When he and his best friend Denny are not offering medical advice to strippers, they are dining in fancy restaurants where Victor makes himself choke on his food. The choking routine meant to have a fellow restaurant patron become his “savior,” who then feels as though they are now responsible for his life. Victor makes these connections nightly, building an impossibly long list of people he scams for money by writing them about his financial troubles.
In short, Victor is not the sort of main character readers fall in love with, and “Choke” is essentially the story of his sins.
The novel, released in 2001, is Chuck Palahniuk’s fourth, and it is the second of his 11 books to be made into a feature film.
Palahniuk’s first novel, “Fight Club,” set the bar high, but it also became a surefire template he has used in every book since.
He is known for three-page chapters, mentally off-balance characters, controversial themes and choppy sentences. Often, reading a Palahniuk book does not even feel like reading; it feels more like watching a movie.
“Choke” does not stray far from his now-familiar style, but it is Palahniuk at the very top of his game.
“Choke” is a novel for the media age. It is literature for people who do not have the attention span for reading.

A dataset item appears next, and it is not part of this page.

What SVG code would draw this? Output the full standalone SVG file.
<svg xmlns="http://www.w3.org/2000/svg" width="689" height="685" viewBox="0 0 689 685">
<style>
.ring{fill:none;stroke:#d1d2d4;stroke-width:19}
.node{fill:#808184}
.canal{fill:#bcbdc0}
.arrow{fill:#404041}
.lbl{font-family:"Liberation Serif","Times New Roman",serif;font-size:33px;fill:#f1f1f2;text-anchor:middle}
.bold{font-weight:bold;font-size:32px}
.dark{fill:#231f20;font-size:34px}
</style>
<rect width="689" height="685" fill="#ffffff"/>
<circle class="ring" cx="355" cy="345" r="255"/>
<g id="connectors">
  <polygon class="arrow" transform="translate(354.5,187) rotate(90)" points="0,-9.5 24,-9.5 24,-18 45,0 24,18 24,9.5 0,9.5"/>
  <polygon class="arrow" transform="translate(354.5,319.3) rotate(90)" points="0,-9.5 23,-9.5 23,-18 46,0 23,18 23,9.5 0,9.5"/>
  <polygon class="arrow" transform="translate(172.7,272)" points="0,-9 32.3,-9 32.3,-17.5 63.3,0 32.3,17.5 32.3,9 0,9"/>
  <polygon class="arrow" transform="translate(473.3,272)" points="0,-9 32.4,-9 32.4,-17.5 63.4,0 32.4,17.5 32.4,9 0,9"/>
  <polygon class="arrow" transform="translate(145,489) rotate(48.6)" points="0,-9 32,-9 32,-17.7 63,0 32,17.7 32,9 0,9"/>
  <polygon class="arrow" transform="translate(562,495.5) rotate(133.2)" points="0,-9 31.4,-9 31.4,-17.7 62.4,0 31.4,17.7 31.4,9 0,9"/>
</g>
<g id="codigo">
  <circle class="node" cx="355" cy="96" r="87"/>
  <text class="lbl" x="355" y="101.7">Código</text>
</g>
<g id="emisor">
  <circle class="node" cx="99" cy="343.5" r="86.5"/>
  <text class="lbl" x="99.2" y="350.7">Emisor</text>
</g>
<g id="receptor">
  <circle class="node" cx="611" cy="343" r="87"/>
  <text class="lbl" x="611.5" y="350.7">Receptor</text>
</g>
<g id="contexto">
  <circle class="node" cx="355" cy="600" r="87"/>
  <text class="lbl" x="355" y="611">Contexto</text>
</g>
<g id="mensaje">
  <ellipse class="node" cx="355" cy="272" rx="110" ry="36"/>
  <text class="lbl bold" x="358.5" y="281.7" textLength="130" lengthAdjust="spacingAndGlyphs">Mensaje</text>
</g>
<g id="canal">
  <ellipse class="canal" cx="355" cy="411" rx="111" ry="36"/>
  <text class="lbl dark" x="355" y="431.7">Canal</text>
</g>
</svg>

This quality is both admirable and despicable.
On one hand, Palahniuk is helping to bring the novel into the 21st century by tailoring his writing style to fit the demands of the blogging age.

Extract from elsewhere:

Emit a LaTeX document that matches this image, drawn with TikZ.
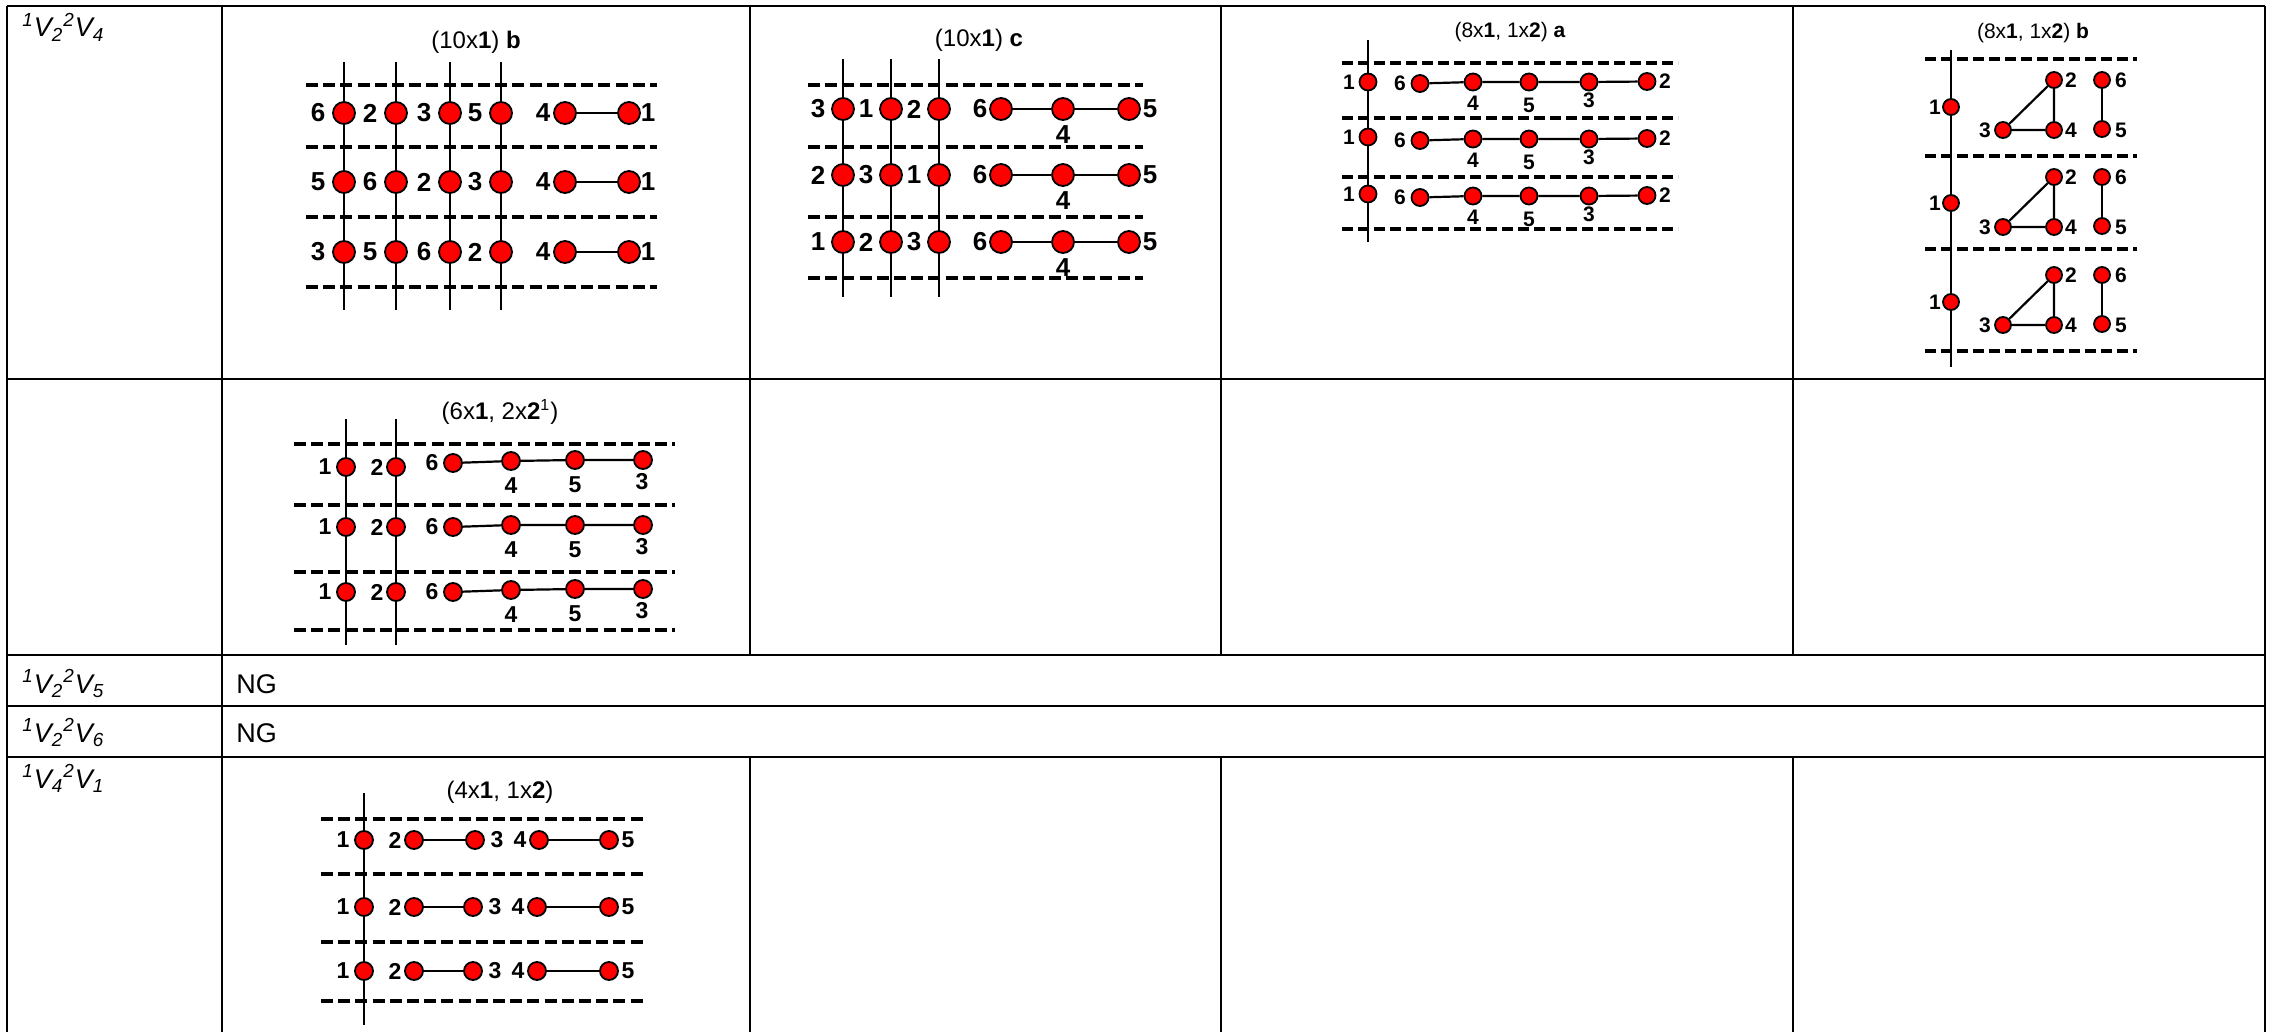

The informal style of writing is not without its drawbacks. Readers can easily lose themselves in the murky water that is the constant jumps in time and location. With his microchapters, Palahniuk shoots his load of perversion and sarcasm all over the silk bedspread that is the traditional novel style.
“Choke” is a rare, realistic view into the life of a sex addict. Victor works a job he hates as a colonial re-enactor to help pay the vast medical bills of his deranged mother. Ida was in and out of jails and mental hospitals for crimes ranging from stealing a school bus to feeding LSD to zoo animals. Victor, meanwhile, was in and out of foster homes, always knowing his mother would eventually show up to kidnap him.
A childhood spent stewing in self-loathing and abandonment issues has left Victor to use casual sex – and lots of it – to numb himself. When he meets his mother’s doctor, Paige Marshall, he finds himself to be actually attracted to her for the first time in his life. Her presence forces him to face his problems and addiction. Suddenly, it becomes easy to see why he was never really a bad guy.